There are two main types of programs which can run under DOS: The first, device drivers, have already been mentioned. Device drivers are loaded when DOS starts up. Usually, a command in the CONFIG.SYS file is used to start the drivers. Device drivers have a very specific purpose and need little further discussion.

Then there are application programs (which can also take the form of utilities, games etc). These programs are stored in 'executable files' on a DOS drive. Programs can be loaded in one of two ways: By DOS at boot time (if the program is the 'shell'; the default shell is of course 'COMMAND.COM', the command-line interpreter), or by starting them from within another program (for instance, starting a program by typing its name on the command line).

All DOS programs have their own data information block called a 'Program Segment Prefix' (PSP). The PSP contains information about the currently running program, including the return address to the parent program (or 'parent process': The process which caused the 'child' process to execute), and information about what files the program has opened (in the form of indexes into the system file table). The program references files through an index into its own internal table; these local indexes are also known as 'file handles'.

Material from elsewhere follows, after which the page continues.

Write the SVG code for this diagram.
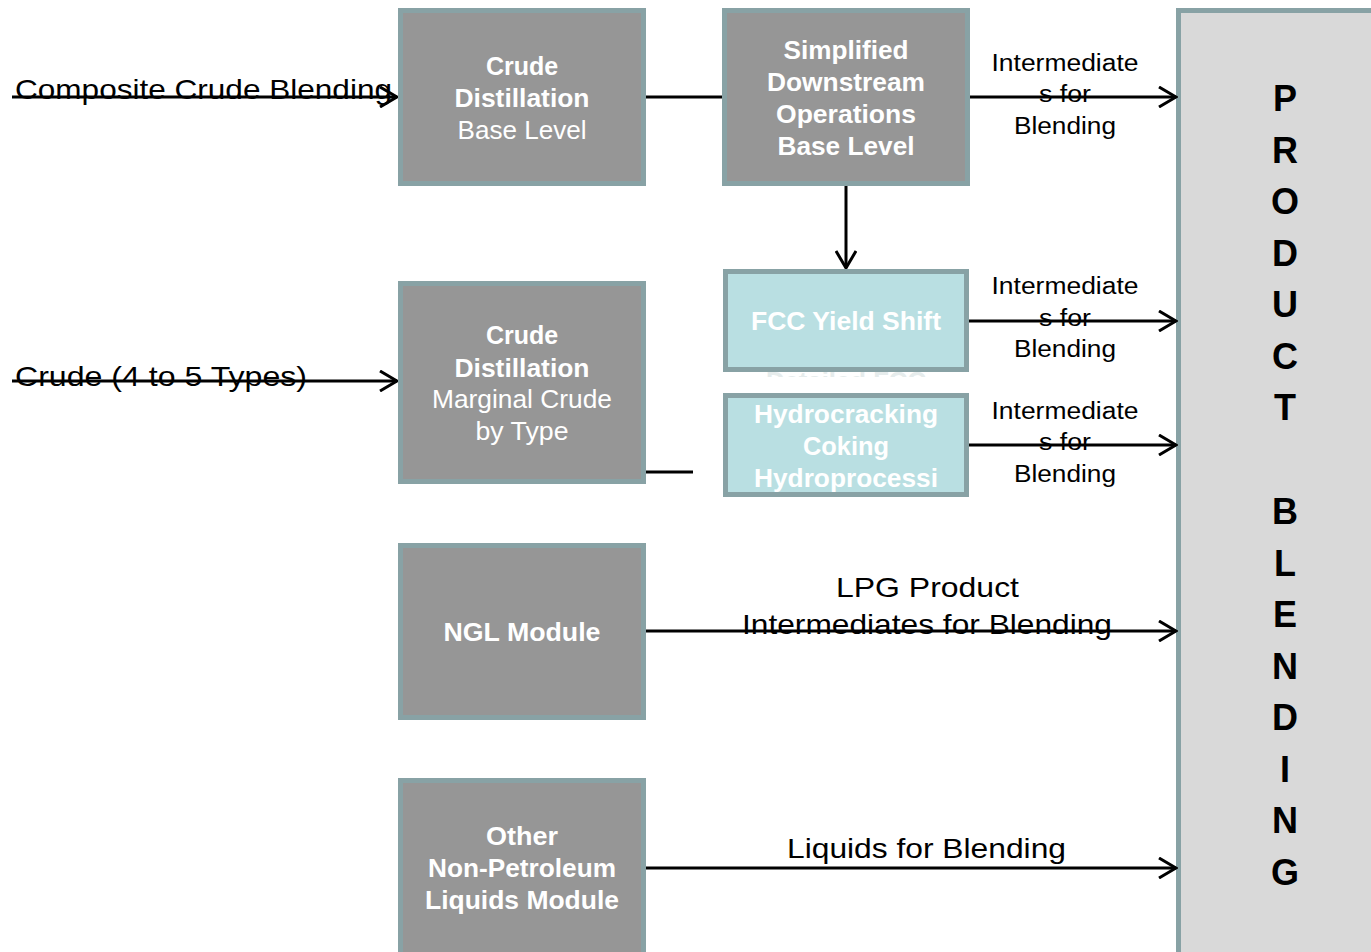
<svg xmlns="http://www.w3.org/2000/svg" width="1371" height="952" viewBox="0 0 1371 952">
<style>
.box{fill:#969696;stroke:#88a2a5;stroke-width:5}
.tbox{fill:#b9dfe2;stroke:#88a2a5;stroke-width:5}
.pbox{fill:#d9d9d9;stroke:#88a2a5;stroke-width:5}
.wb{font-family:"Liberation Sans",Arial,sans-serif;font-weight:bold;font-size:25px;fill:#fff;text-anchor:middle}
.wr{font-family:"Liberation Sans",Arial,sans-serif;font-size:25px;fill:#fff;text-anchor:middle}
.lbl{font-family:"Liberation Sans",Arial,sans-serif;font-size:28px;fill:#000}
.sm{font-family:"Liberation Sans",Arial,sans-serif;font-size:23px;fill:#000;text-anchor:middle}
.big{font-family:"Liberation Sans",Arial,sans-serif;font-weight:bold;font-size:36px;fill:#000;text-anchor:middle}
.ln{stroke:#000;stroke-width:3;fill:none}
</style>
<defs>
<marker id="arr" viewBox="0 0 20 22" refX="18" refY="11" markerWidth="20" markerHeight="22" markerUnits="userSpaceOnUse" orient="auto">
<path d="M1,1 L18,11 L1,21" fill="none" stroke="#000" stroke-width="3"/>
</marker>
<clipPath id="clipDet"><rect x="720" y="368" width="260" height="9"/></clipPath>
</defs>
<rect width="1371" height="952" fill="#fff"/>

<g id="product-blending">
<rect class="pbox" x="1178.5" y="10.5" width="260" height="1000"/>
<text class="big" x="1285" y="111">P</text>
<text class="big" x="1285" y="162.5">R</text>
<text class="big" x="1285" y="214">O</text>
<text class="big" x="1285" y="265.5">D</text>
<text class="big" x="1285" y="317">U</text>
<text class="big" x="1285" y="368.5">C</text>
<text class="big" x="1285" y="420">T</text>
<text class="big" x="1285" y="524">B</text>
<text class="big" x="1285" y="575.5">L</text>
<text class="big" x="1285" y="627">E</text>
<text class="big" x="1285" y="678.5">N</text>
<text class="big" x="1285" y="730">D</text>
<text class="big" x="1285" y="781.5">I</text>
<text class="big" x="1285" y="833">N</text>
<text class="big" x="1285" y="884.5">G</text>
</g>

<g id="connectors">
<line class="ln" x1="12" y1="97" x2="397" y2="97" marker-end="url(#arr)"/>
<line class="ln" x1="12" y1="381" x2="397" y2="381" marker-end="url(#arr)"/>
<line class="ln" x1="646" y1="97" x2="724" y2="97"/>
<line class="ln" x1="846" y1="186" x2="846" y2="268" marker-end="url(#arr)"/>
<line class="ln" x1="970" y1="97" x2="1176" y2="97" marker-end="url(#arr)"/>
<line class="ln" x1="969" y1="321" x2="1176" y2="321" marker-end="url(#arr)"/>
<line class="ln" x1="967" y1="445" x2="1176" y2="445" marker-end="url(#arr)"/>
<line class="ln" x1="639" y1="472" x2="693" y2="472"/>
<line class="ln" x1="646" y1="631" x2="1176" y2="631" marker-end="url(#arr)"/>
<line class="ln" x1="646" y1="868" x2="1176" y2="868" marker-end="url(#arr)"/>
</g>

<g id="edge-labels">
<text class="lbl" x="15" y="99" textLength="377" lengthAdjust="spacingAndGlyphs">Composite Crude Blending</text>
<text class="lbl" x="15" y="386" textLength="292" lengthAdjust="spacingAndGlyphs">Crude (4 to 5 Types)</text>
<text class="sm" x="1065" y="71" textLength="147" lengthAdjust="spacingAndGlyphs">Intermediate</text>
<text class="sm" x="1065" y="102" textLength="52" lengthAdjust="spacingAndGlyphs">s for</text>
<text class="sm" x="1065" y="134" textLength="102" lengthAdjust="spacingAndGlyphs">Blending</text>
<text class="sm" x="1065" y="294" textLength="147" lengthAdjust="spacingAndGlyphs">Intermediate</text>
<text class="sm" x="1065" y="326" textLength="52" lengthAdjust="spacingAndGlyphs">s for</text>
<text class="sm" x="1065" y="357" textLength="102" lengthAdjust="spacingAndGlyphs">Blending</text>
<text class="sm" x="1065" y="419" textLength="147" lengthAdjust="spacingAndGlyphs">Intermediate</text>
<text class="sm" x="1065" y="450" textLength="52" lengthAdjust="spacingAndGlyphs">s for</text>
<text class="sm" x="1065" y="482" textLength="102" lengthAdjust="spacingAndGlyphs">Blending</text>
<text class="lbl" x="836" y="597" textLength="183" lengthAdjust="spacingAndGlyphs">LPG Product</text>
<text class="lbl" x="742" y="634" textLength="370" lengthAdjust="spacingAndGlyphs">Intermediates for Blending</text>
<text class="lbl" x="787" y="858" textLength="279" lengthAdjust="spacingAndGlyphs">Liquids for Blending</text>
</g>

<g id="crude-distillation-base">
<rect class="box" x="400.5" y="10.5" width="243" height="173"/>
<text class="wb" x="522" y="75">Crude</text>
<text class="wb" x="522" y="107" textLength="135" lengthAdjust="spacingAndGlyphs">Distillation</text>
<text class="wr" x="522" y="139" textLength="129" lengthAdjust="spacingAndGlyphs">Base Level</text>
</g>

<g id="simplified-downstream">
<rect class="box" x="724.5" y="10.5" width="243" height="173"/>
<text class="wb" x="846" y="59" textLength="125" lengthAdjust="spacingAndGlyphs">Simplified</text>
<text class="wb" x="846" y="91" textLength="158" lengthAdjust="spacingAndGlyphs">Downstream</text>
<text class="wb" x="846" y="123" textLength="140" lengthAdjust="spacingAndGlyphs">Operations</text>
<text class="wb" x="846" y="155" textLength="137" lengthAdjust="spacingAndGlyphs">Base Level</text>
</g>

<g id="detailed-fcc-overflow">
<text class="wb" x="846" y="390" clip-path="url(#clipDet)" style="fill:#e6ecec" textLength="160" lengthAdjust="spacingAndGlyphs">Detailed FCC</text>
</g>

<g id="fcc-yield-shift">
<rect class="tbox" x="725.5" y="271.5" width="241" height="98"/>
<text class="wb" x="846" y="330" textLength="190" lengthAdjust="spacingAndGlyphs">FCC Yield Shift</text>
</g>

<g id="hydrocracking">
<rect class="tbox" x="725.5" y="395.5" width="241" height="99"/>
<text class="wb" x="846" y="423" textLength="184" lengthAdjust="spacingAndGlyphs">Hydrocracking</text>
<text class="wb" x="846" y="455" textLength="86" lengthAdjust="spacingAndGlyphs">Coking</text>
<text class="wb" x="846" y="487" textLength="184" lengthAdjust="spacingAndGlyphs">Hydroprocessi</text>
</g>

<g id="crude-distillation-marginal">
<rect class="box" x="400.5" y="283.5" width="243" height="198"/>
<text class="wb" x="522" y="344">Crude</text>
<text class="wb" x="522" y="377" textLength="135" lengthAdjust="spacingAndGlyphs">Distillation</text>
<text class="wr" x="522" y="408" textLength="180" lengthAdjust="spacingAndGlyphs">Marginal Crude</text>
<text class="wr" x="522" y="440" textLength="93" lengthAdjust="spacingAndGlyphs">by Type</text>
</g>

<g id="ngl-module">
<rect class="box" x="400.5" y="545.5" width="243" height="172"/>
<text class="wb" x="522" y="641" textLength="157" lengthAdjust="spacingAndGlyphs">NGL Module</text>
</g>

<g id="other-liquids-module">
<rect class="box" x="400.5" y="780.5" width="243" height="190"/>
<text class="wb" x="522" y="845" textLength="72" lengthAdjust="spacingAndGlyphs">Other</text>
<text class="wb" x="522" y="877" textLength="188" lengthAdjust="spacingAndGlyphs">Non-Petroleum</text>
<text class="wb" x="522" y="909" textLength="194" lengthAdjust="spacingAndGlyphs">Liquids Module</text>
</g>
</svg>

DOS programs also have an 'environment' (or 'environment table', or 'environment string table') which is a number of named strings of text of any value. Any program inherits an exacr copy of its parent's environment (except of course the shell, which has no parent). The environment variables as they are called are used to keep track of information and provide information that is easily accessible to all programs. Environment variables and their values have no direct meaning to the DOS kernel, but many DOS utilities and programs make use of them - for example, the command interpreter:

Two variables commonly used by many programs are 'TEMP' and 'TMP', which are used to specify a 'temporary directory' into which 'temporary files' (non-permanent files created by programs, usually as a form of virtual memory). Personally I prefer programs using 'TEMP'.

Programs also have access to certain global DOS variables. These are the 'Verify' switch (which when 'on' causes DOS to verify any write operation is performed correctly, by reading the information back from the device and comparing it with what was supposed to be written) and the 'Break' switch (which controls how often checking for Control-C from standard input is performed). DOS also keeps a 'machine name' which is generally used only in networking systems to identify a node of the network.

DOS allows its programs a great deal of freedom. As DOS is a real mode operating system, direct hardware manipulation (using IO ports or BIOS) is possible, though wherever possible, the use of DOS functions is recommended. The use of direct hardware programming and BIOS gives much flexibility to DOS programs.